# [REQUIREMENTS]
Copy whichever lines contain the string "this".

# [DATA SECTION]
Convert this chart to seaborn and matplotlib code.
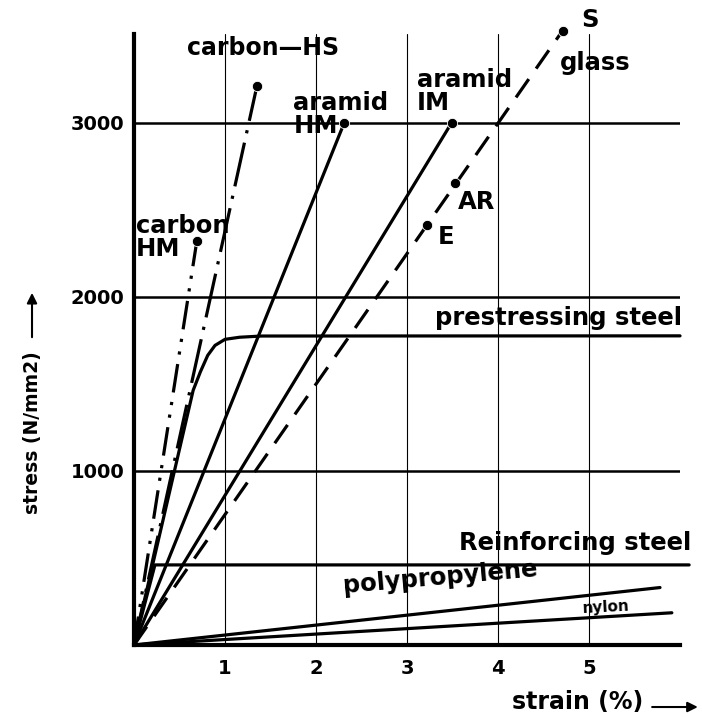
import pandas as pd
import numpy as np
import matplotlib.pyplot as plt
import seaborn as sns

# Style setup
sns.set_style("white")
plt.rcParams['font.family'] = ['DejaVu Sans']
plt.rcParams['font.weight'] = 'bold'
plt.rcParams['text.color'] = 'black'
plt.rcParams['xtick.color'] = 'black'
plt.rcParams['ytick.color'] = 'black'

# Values (strain in %, stress in N/mm2)
carbon_hs_strain = [0, 1.35]
carbon_hs_stress = [0, 3210]
carbon_hm_strain = [0, 0.69]
carbon_hm_stress = [0, 2320]
aramid_hm_strain = [0, 2.31]
aramid_hm_stress = [0, 3000]
aramid_im_strain = [0, 3.49]
aramid_im_stress = [0, 3000]
glass_strain = [0, 4.71]
glass_stress = [0, 3530]
prestress_strain = [0, 0.65, 0.73, 0.81, 0.89, 1.00, 1.16, 1.40, 6.0]
prestress_stress = [0, 1463, 1570, 1664, 1721, 1756, 1768, 1775, 1776]
reinforcing_strain = [0, 0.23, 6.1]
reinforcing_stress = [0, 460, 460]
polyprop_strain = [0, 5.78]
polyprop_stress = [0, 330]
nylon_strain = [0, 5.91]
nylon_stress = [0, 185]

# End points (fibre failure) marked with a dot
end_strain = [1.35, 0.69, 2.31, 3.49, 3.22, 3.53, 4.71]
end_stress = [3210, 2320, 3000, 3000, 2415, 2655, 3530]

x_ticks = [1, 2, 3, 4, 5]
y_ticks = [1000, 2000, 3000]

curves = {
    'carbon HS': (carbon_hs_strain, carbon_hs_stress),
    'carbon HM': (carbon_hm_strain, carbon_hm_stress),
    'aramid HM': (aramid_hm_strain, aramid_hm_stress),
    'aramid IM': (aramid_im_strain, aramid_im_stress),
    'glass': (glass_strain, glass_stress),
    'prestressing steel': (prestress_strain, prestress_stress),
    'reinforcing steel': (reinforcing_strain, reinforcing_stress),
    'polypropylene': (polyprop_strain, polyprop_stress),
    'nylon': (nylon_strain, nylon_stress),
}

rows = []
for name, (xs, ys) in curves.items():
    for x, y in zip(xs, ys):
        rows.append({'material': name, 'strain': x, 'stress': y})
df = pd.DataFrame(rows)

dash_styles = {
    'carbon HS': (14, 3, 1, 3),
    'carbon HM': (9, 3, 1, 3, 1, 3),
    'aramid HM': '',
    'aramid IM': '',
    'glass': (7, 4),
    'prestressing steel': '',
    'reinforcing steel': '',
    'polypropylene': '',
    'nylon': '',
}
colors = {name: 'black' for name in curves}

fig = plt.figure(figsize=(7.02, 7.18), dpi=100)
ax = fig.add_axes([0.1909, 0.1017, 0.7778, 0.8509])

sns.lineplot(data=df, x='strain', y='stress', hue='material', style='material',
             palette=colors, dashes=dash_styles, estimator=None, sort=False,
             legend=False, lw=2.3, ax=ax)
for line in ax.lines:
    line.set_clip_on(False)

sns.scatterplot(x=end_strain, y=end_stress, color='black', s=55, zorder=5,
                clip_on=False, ax=ax)

# Axes, grid
ax.set_xlim(0, 6)
ax.set_ylim(0, 3510)
ax.set_xticks(x_ticks)
ax.set_yticks(y_ticks)
ax.set_axisbelow(True)
ax.grid(axis='y', color='black', lw=1.8)
ax.grid(axis='x', color='black', lw=0.8)
for side in ['top', 'right']:
    ax.spines[side].set_visible(False)
for side in ['left', 'bottom']:
    ax.spines[side].set_linewidth(3)
    ax.spines[side].set_color('black')
ax.tick_params(axis='both', length=0, labelsize=14)
ax.tick_params(axis='x', pad=10)
ax.tick_params(axis='y', pad=7)
ax.set_xlabel('')
ax.set_ylabel('')

# Curve labels
fs = 17.5
ax.text(0.58, 3431, 'carbon—HS', fontsize=17, ha='left', va='center')
ax.text(0.02, 2339, 'carbon\nHM', fontsize=fs, ha='left', va='center', linespacing=0.95)
ax.text(1.75, 3046, 'aramid\nHM', fontsize=fs, ha='left', va='center', linespacing=0.95)
ax.text(3.11, 3178, 'aramid\nIM', fontsize=fs, ha='left', va='center', linespacing=0.95)
ax.text(5.01, 3592, 'S', fontsize=fs, ha='center', va='center')
ax.text(5.07, 3345, 'glass', fontsize=fs, ha='center', va='center')
ax.text(3.76, 2546, 'AR', fontsize=fs, ha='center', va='center')
ax.text(3.43, 2345, 'E', fontsize=fs, ha='center', va='center')
ax.text(4.67, 1879, 'prestressing steel', fontsize=fs, ha='center', va='center')
ax.text(4.85, 586, 'Reinforcing steel', fontsize=fs, ha='center', va='center')
ax.text(3.37, 385, 'polypropylene', fontsize=fs, ha='center', va='center', rotation=5)
ax.text(5.19, 218, 'nylon', fontsize=11, ha='center', va='center', rotation=3)

# Axis titles with arrows
fig.text(0.8234, 0.0223, 'strain (%)', fontsize=17, ha='center', va='center')
ax.annotate('', xy=(0.998, 0.0153), xycoords='figure fraction',
            xytext=(0.925, 0.0153), textcoords='figure fraction',
            arrowprops=dict(arrowstyle='-|>', color='black', lw=1.5, mutation_scale=15))
fig.text(0.0456, 0.397, 'stress (N/mm2)', fontsize=13.5, ha='center', va='center', rotation=90)
ax.annotate('', xy=(0.0456, 0.596), xycoords='figure fraction',
            xytext=(0.0456, 0.5265), textcoords='figure fraction',
            arrowprops=dict(arrowstyle='-|>', color='black', lw=1.5, mutation_scale=15))

plt.savefig('out.png', dpi=100)
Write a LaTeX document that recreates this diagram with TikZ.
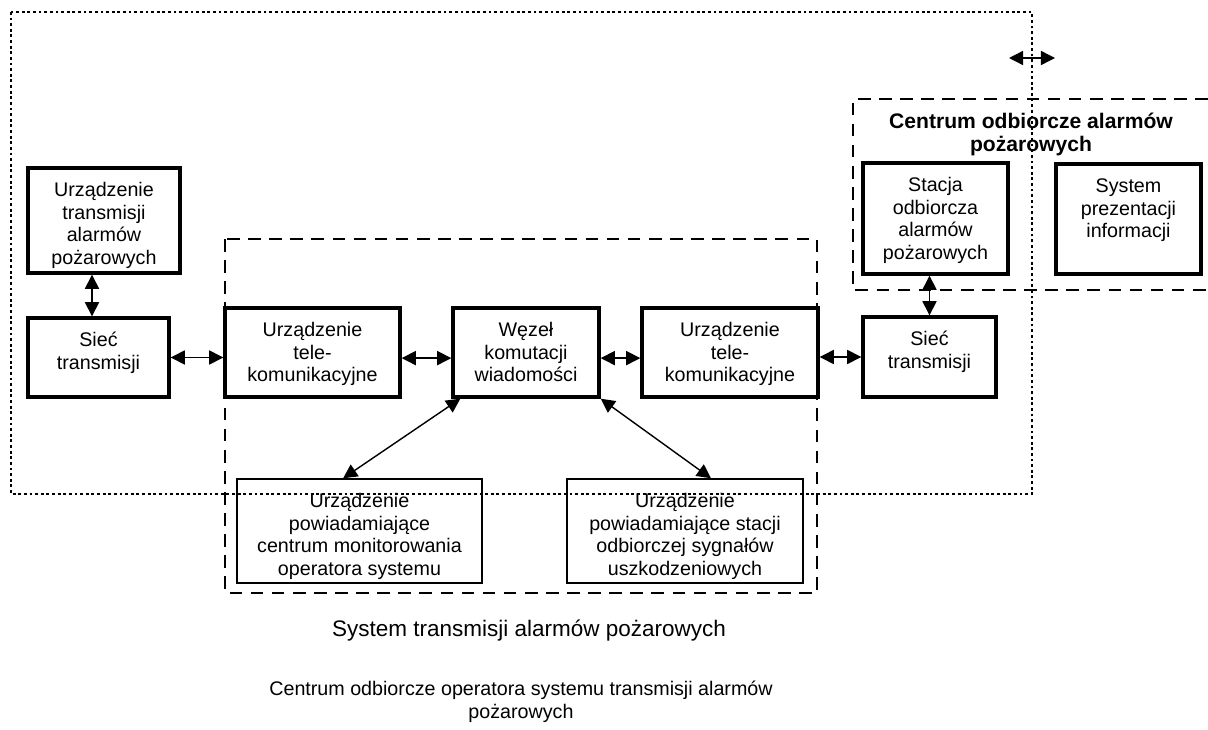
\documentclass[tikz,border=0pt]{standalone}
\usepackage{fontspec}
\setmainfont{Liberation Sans}
\usetikzlibrary{arrows.meta}
\newcommand{\wpis}[3]{\parbox[c][#2][t]{#1}{\centering\rule{0pt}{20pt}#3}}

\begin{document}
\begin{tikzpicture}[x=0.025cm,y=-0.025cm,
    blok/.style={draw,line width=2.4pt,inner sep=0pt,font=\fontsize{14}{16.3}\selectfont},
    blokc/.style={draw,line width=1pt,inner sep=0pt,font=\fontsize{14}{16.3}\selectfont},
    strz/.style={line width=1pt,{Triangle[length=10pt,width=10pt]}-{Triangle[length=10pt,width=10pt]}},
    kropki/.style={line width=1pt,dash pattern=on 2pt off 2pt},
    kreski/.style={line width=1pt,dash pattern=on 9pt off 6pt}]
        \useasboundingbox (0,0) rectangle (1208,729);

        \coordinate (K1) at (11,12);
        \coordinate (K2) at (1032,494);
        \coordinate (S1) at (1009,58);
        \coordinate (S2) at (1055,58);

        \draw[kropki] (K1) rectangle (K2);
        \draw[kreski] (225,239) rectangle (817,593);
        \draw[kreski] (1208,99) -- (853,99) -- (853,290) -- (1208,290);

        \node[blok]  (ut)     at (104,220.5)  {\wpis{3.8cm}{2.625cm}{Urządzenie\\transmisji\\alarmów\\pożarowych}};
        \node[blok]  (siecL)  at (98.5,357.5) {\wpis{3.525cm}{1.975cm}{Sieć\\transmisji}};
        \node[blok]  (tk1)    at (312.5,352.5) {\wpis{4.375cm}{2.225cm}{Urządzenie\\tele-\\komunikacyjne}};
        \node[blok]  (wezel)  at (526,352.5)  {\wpis{3.65cm}{2.225cm}{Węzeł\\komutacji\\wiadomości}};
        \node[blok]  (tk2)    at (730,352.5)  {\wpis{4.4cm}{2.225cm}{Urządzenie\\tele-\\komunikacyjne}};
        \node[blok]  (siecR)  at (929.5,357)  {\wpis{3.325cm}{2cm}{Sieć\\transmisji}};
        \node[blok]  (stacja) at (935.5,218.5) {\wpis{3.625cm}{2.775cm}{Stacja\\odbiorcza\\alarmów\\pożarowych}};
        \node[blok]  (prez)   at (1128.5,219) {\wpis{3.625cm}{2.75cm}{System\\prezentacji\\informacji}};
        \node[blokc] (powCM)  at (359.5,531)  {\wpis{6.125cm}{2.6cm}{Urządzenie\\powiadamiające\\centrum monitorowania\\operatora systemu}};
        \node[blokc] (powSt)  at (685,531)    {\wpis{5.9cm}{2.6cm}{Urządzenie\\powiadamiające stacji\\odbiorczej sygnałów\\uszkodzeniowych}};

        \node[font=\fontsize{15}{16.4}\selectfont\bfseries,align=center] (tytul) at (1031,134) {Centrum odbiorcze alarmów\\pożarowych};
        \node[font=\fontsize{16}{19}\selectfont,anchor=base] (podpis1) at (529,636) {System transmisji alarmów pożarowych};
        \node[font=\fontsize{14}{16.3}\selectfont,align=center] (podpis2) at (521,702) {Centrum odbiorcze operatora systemu transmisji alarmów\\pożarowych};

        \coordinate (a1) at ([xshift=-0.3cm]ut.south);
        \coordinate (a2) at ([yshift=-0.14cm]tk1.east);
        \coordinate (a3) at ([yshift=-0.14cm]wezel.east);

        \draw[strz] (a1) -- (a1 |- siecL.north);
        \draw[strz] (siecL.east) -- (siecL.east -| tk1.west);
        \draw[strz] (a2) -- (a2 -| wezel.west);
        \draw[strz] (a3) -- (a3 -| tk2.west);
        \draw[strz] (siecR.west -| tk2.east) -- (siecR.west);
        \draw[strz] (siecR.north |- stacja.south) -- (siecR.north);
        \draw[strz] ([xshift=0.225cm]wezel.south west) -- ([xshift=-0.41cm]powCM.north);
        \draw[strz] (wezel.south east) -- ([xshift=0.65cm]powSt.north);
        \draw[strz] (S1) -- (S2);
\end{tikzpicture}
\end{document}
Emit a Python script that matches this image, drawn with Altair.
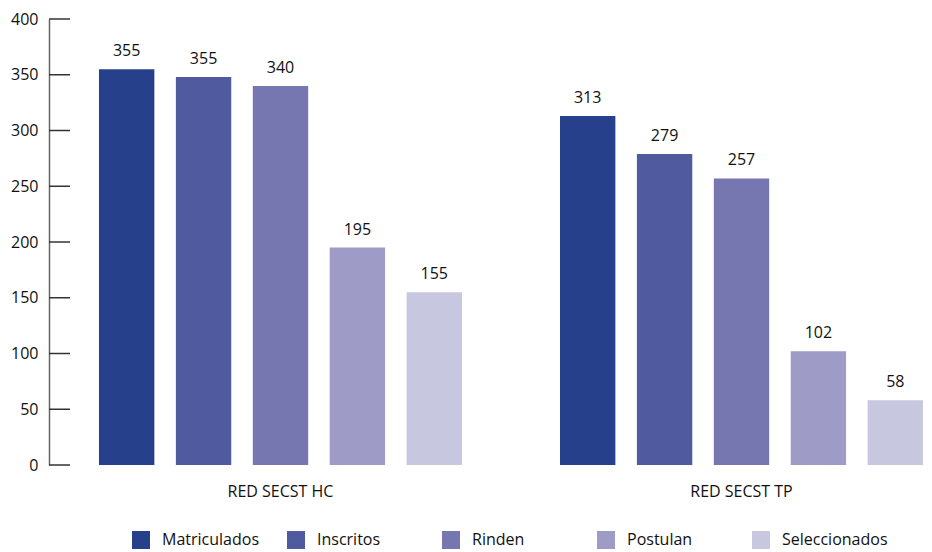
import altair as alt
import pandas as pd

groups = ["RED SECST HC", "RED SECST TP"]
categories = ["Matriculados", "Inscritos", "Rinden", "Postulan", "Seleccionados"]
hc_values = [355, 348, 340, 195, 155]
tp_values = [313, 279, 257, 102, 58]
hc_labels = ["355", "355", "340", "195", "155"]
tp_labels = ["313", "279", "257", "102", "58"]
colors = ["#26408c", "#505a9e", "#7677b0", "#9e9cc7", "#c8c7e0"]
y_ticks = [0, 50, 100, 150, 200, 250, 300, 350, 400]

rows = []
for g, vals, labs in ((groups[0], hc_values, hc_labels), (groups[1], tp_values, tp_labels)):
    for c, v, l in zip(categories, vals, labs):
        rows.append({"group": g, "category": c, "value": v, "label": l})
df = pd.DataFrame(rows)
ticks_df = pd.DataFrame({"tick": y_ticks})

FONT = "Open Sans"
FS = 16

x = alt.X(
    "group:N", sort=groups, title=None,
    scale=alt.Scale(paddingInner=0.2126, paddingOuter=0.0542, align=1),
    axis=alt.Axis(domain=False, ticks=False, labelPadding=18, labelAngle=0,
                  labelFontSize=FS, labelColor="#111111", labelFont=FONT),
)
xo = alt.XOffset("category:N", sort=categories,
                 scale=alt.Scale(paddingInner=0.28, paddingOuter=0))
y = alt.Y(
    "value:Q", title=None,
    scale=alt.Scale(domain=[0, 400], nice=False),
    axis=alt.Axis(values=y_ticks, ticks=False, grid=False, domainColor="#666666",
                  domainWidth=1.5, labelPadding=11, labelFontSize=FS,
                  labelColor="#111111", labelFont=FONT),
)
color = alt.Color(
    "category:N", sort=categories,
    scale=alt.Scale(domain=categories, range=colors),
    legend=alt.Legend(title=None, orient="none", legendX=83, legendY=512,
                      direction="horizontal", columns=5, gridAlign="all",
                      symbolType="square", symbolSize=324, symbolStrokeWidth=0,
                      labelOffset=12, columnPadding=19, labelFontSize=FS,
                      labelFont=FONT, labelColor="#111111"),
)

base = alt.Chart(df)
bars = base.mark_bar().encode(x=x, xOffset=xo, y=y, color=color)
text = base.mark_text(baseline="alphabetic", dy=-13, fontSize=FS, font=FONT,
                      color="#111111").encode(x=x, xOffset=xo, y=y, text="label:N")
tick_rules = alt.Chart(ticks_df).mark_rule(color="#333333", strokeWidth=1.5).encode(
    y=alt.Y("tick:Q"), x=alt.value(0), x2=alt.value(21)
)

chart = alt.layer(bars, text, tick_rules).properties(
    width=874, height=446,
    padding={"left": 2, "top": 3, "right": 0, "bottom": 0},
).configure_view(stroke=None)

chart.save("out.html", embed_options={"renderer": "svg", "actions": False})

# [THE OUTPUT]
Convert this chart to seaborn and matplotlib code.
Write a LaTeX document that recreates this diagram with TikZ.
Emit a Python script that matches this image, drawn with Altair.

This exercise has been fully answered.